THE REQUEST –
Whenever a line below holds the word "draw", copy that line.

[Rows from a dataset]
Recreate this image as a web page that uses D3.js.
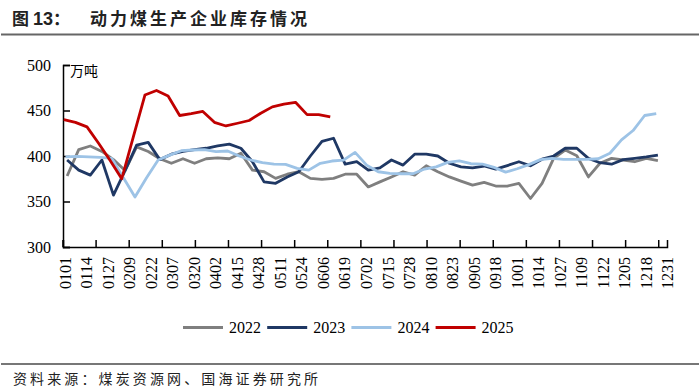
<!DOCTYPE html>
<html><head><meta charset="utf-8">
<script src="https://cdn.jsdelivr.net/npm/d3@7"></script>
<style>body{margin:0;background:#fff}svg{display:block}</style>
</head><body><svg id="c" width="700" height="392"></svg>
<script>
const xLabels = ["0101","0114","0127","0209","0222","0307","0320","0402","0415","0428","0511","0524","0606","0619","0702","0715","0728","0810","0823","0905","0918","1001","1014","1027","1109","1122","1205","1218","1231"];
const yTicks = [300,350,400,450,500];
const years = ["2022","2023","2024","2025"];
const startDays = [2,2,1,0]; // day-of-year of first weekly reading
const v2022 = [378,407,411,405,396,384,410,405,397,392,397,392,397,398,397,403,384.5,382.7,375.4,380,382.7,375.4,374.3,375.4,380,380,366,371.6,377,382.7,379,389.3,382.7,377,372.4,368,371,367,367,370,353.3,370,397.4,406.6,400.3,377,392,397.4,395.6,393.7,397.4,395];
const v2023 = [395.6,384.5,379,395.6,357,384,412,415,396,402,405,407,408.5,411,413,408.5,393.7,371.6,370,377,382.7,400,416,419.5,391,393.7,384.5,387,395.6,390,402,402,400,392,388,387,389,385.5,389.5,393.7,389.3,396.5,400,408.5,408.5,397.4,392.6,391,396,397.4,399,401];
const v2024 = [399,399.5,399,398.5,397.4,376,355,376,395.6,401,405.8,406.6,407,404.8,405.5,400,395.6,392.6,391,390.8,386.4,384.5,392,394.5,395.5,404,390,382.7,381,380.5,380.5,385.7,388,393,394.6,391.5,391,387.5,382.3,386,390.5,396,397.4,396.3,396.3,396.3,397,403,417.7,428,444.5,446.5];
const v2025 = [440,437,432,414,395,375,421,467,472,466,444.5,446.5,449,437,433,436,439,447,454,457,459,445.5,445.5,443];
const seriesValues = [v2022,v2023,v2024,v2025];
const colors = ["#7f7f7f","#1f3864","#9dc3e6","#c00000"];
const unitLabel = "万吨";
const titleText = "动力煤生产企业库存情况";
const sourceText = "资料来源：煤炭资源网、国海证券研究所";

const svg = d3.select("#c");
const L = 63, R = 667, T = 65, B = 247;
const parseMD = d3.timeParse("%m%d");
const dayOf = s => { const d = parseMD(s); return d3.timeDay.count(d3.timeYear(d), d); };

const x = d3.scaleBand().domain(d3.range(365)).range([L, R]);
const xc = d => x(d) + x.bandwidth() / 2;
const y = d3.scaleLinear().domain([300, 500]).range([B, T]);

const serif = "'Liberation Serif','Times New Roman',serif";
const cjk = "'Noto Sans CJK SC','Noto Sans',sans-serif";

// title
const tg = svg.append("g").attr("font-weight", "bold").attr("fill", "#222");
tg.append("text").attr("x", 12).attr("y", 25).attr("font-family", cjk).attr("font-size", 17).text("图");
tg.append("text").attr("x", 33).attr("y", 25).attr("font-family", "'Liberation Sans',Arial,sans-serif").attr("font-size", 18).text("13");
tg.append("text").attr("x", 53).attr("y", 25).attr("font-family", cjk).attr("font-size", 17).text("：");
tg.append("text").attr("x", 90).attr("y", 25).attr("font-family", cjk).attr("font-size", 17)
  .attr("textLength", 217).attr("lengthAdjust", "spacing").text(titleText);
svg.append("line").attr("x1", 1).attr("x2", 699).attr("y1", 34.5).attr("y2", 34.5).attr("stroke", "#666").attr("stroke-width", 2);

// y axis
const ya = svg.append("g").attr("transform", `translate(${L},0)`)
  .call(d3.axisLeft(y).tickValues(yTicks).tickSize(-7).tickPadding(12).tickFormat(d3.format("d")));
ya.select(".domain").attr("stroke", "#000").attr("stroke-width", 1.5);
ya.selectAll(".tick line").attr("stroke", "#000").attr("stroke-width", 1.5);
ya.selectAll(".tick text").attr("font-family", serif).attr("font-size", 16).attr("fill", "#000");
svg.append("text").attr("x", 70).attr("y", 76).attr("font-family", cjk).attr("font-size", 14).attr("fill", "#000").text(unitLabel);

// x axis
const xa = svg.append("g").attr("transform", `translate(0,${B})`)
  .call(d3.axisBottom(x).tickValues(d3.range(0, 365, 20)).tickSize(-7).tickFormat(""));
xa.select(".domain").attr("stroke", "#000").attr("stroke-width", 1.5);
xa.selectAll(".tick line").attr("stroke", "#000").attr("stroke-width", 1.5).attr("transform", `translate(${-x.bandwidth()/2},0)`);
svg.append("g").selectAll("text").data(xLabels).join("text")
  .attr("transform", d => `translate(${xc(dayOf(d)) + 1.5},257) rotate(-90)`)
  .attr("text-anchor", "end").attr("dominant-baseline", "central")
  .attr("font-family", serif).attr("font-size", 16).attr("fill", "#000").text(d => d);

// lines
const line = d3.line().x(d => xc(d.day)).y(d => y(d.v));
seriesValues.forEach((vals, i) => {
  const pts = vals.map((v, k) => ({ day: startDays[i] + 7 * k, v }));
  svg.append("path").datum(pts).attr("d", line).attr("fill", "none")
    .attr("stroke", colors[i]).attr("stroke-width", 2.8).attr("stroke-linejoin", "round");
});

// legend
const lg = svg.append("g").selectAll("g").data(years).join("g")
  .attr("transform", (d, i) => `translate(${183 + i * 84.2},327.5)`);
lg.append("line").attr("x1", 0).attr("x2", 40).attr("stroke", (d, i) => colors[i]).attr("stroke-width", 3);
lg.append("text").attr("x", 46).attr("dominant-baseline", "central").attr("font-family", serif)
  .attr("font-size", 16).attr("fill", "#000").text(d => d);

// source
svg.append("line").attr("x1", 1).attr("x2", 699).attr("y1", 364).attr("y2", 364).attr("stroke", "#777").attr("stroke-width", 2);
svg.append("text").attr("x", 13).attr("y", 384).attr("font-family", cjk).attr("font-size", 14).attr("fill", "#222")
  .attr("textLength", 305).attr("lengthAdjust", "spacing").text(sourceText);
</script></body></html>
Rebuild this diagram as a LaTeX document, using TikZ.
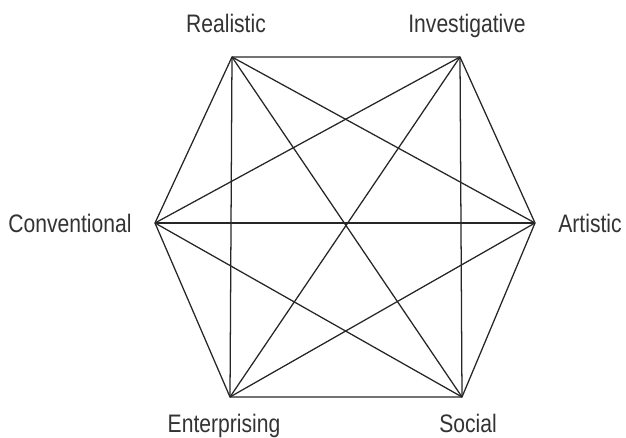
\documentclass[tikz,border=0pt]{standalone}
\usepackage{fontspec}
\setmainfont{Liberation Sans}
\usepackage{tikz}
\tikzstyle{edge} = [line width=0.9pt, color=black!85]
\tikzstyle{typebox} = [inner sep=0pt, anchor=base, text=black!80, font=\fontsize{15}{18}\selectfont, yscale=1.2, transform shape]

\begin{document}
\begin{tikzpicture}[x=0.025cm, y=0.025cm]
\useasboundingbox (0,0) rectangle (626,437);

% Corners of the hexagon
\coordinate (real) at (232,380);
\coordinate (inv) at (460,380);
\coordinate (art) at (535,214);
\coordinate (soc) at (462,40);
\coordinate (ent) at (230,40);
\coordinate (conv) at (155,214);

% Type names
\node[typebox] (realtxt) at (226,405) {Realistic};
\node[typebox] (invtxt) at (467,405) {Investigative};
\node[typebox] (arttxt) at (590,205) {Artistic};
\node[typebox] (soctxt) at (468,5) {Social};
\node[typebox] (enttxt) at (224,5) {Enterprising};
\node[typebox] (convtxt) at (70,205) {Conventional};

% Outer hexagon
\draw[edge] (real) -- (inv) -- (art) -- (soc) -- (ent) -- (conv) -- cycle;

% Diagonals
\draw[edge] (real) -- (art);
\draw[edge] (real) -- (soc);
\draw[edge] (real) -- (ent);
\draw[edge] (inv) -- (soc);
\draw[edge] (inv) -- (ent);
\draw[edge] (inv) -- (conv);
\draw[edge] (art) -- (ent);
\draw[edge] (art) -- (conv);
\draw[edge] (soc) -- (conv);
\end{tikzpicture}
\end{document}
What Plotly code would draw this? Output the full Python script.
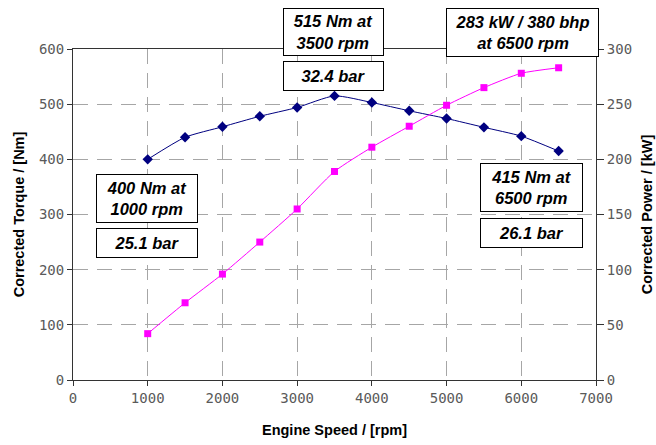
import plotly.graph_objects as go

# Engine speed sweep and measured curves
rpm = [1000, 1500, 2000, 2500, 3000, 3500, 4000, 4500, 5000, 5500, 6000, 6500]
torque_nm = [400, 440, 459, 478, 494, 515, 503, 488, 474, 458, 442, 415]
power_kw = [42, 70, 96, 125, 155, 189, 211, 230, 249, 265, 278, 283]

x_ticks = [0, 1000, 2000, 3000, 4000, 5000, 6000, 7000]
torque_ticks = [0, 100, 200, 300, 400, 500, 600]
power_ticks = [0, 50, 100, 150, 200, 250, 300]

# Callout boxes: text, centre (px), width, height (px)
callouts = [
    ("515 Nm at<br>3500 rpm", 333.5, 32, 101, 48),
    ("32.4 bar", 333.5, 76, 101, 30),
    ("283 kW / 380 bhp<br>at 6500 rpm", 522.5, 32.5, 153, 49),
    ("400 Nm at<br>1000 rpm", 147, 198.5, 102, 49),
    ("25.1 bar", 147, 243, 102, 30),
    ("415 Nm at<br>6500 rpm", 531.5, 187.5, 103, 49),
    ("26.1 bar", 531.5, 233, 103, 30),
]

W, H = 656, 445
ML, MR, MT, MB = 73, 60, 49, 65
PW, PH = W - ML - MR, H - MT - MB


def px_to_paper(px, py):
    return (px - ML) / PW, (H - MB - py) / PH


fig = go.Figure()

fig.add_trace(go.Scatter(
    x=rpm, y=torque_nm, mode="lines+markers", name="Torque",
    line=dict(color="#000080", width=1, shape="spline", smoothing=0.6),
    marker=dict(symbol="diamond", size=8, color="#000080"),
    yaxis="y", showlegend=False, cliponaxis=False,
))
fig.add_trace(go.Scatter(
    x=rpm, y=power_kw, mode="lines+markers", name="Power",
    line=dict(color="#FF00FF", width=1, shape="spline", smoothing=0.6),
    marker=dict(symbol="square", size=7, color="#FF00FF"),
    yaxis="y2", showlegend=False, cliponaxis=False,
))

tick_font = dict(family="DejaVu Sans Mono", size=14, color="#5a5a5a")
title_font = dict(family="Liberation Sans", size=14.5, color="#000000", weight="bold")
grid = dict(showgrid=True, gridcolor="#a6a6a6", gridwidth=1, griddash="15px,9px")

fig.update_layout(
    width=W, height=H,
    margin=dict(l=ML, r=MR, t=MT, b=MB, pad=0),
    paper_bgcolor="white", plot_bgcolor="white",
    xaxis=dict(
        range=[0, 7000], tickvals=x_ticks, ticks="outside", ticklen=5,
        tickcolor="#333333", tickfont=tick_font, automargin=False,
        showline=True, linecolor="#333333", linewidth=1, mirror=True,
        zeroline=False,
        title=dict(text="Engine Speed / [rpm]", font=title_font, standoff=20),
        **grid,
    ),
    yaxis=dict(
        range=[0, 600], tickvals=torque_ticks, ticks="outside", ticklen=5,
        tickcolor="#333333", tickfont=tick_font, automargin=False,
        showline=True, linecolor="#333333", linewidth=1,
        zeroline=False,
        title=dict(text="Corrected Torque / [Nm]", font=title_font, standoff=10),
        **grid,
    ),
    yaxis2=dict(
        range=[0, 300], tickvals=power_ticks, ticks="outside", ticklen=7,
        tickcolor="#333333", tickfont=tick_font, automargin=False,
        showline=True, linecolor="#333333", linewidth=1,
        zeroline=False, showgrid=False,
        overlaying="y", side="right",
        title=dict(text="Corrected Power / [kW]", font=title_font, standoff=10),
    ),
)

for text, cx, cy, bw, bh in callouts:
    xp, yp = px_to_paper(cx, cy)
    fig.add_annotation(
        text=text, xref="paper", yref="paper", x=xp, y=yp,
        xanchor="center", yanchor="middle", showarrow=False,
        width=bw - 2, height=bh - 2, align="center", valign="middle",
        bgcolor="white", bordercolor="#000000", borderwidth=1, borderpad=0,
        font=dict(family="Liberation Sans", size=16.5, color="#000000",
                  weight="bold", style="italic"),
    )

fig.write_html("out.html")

FULL RESPONSE –
\draw[edge] (real) -- (inv) -- (art) -- (soc) -- (ent) -- (conv) -- cycle;
\draw[edge] (real) -- (art);
\draw[edge] (real) -- (soc);
\draw[edge] (real) -- (ent);
\draw[edge] (inv) -- (soc);
\draw[edge] (inv) -- (ent);
\draw[edge] (inv) -- (conv);
\draw[edge] (art) -- (ent);
\draw[edge] (art) -- (conv);
\draw[edge] (soc) -- (conv);
What Plotly code would draw this? Output the full Python script.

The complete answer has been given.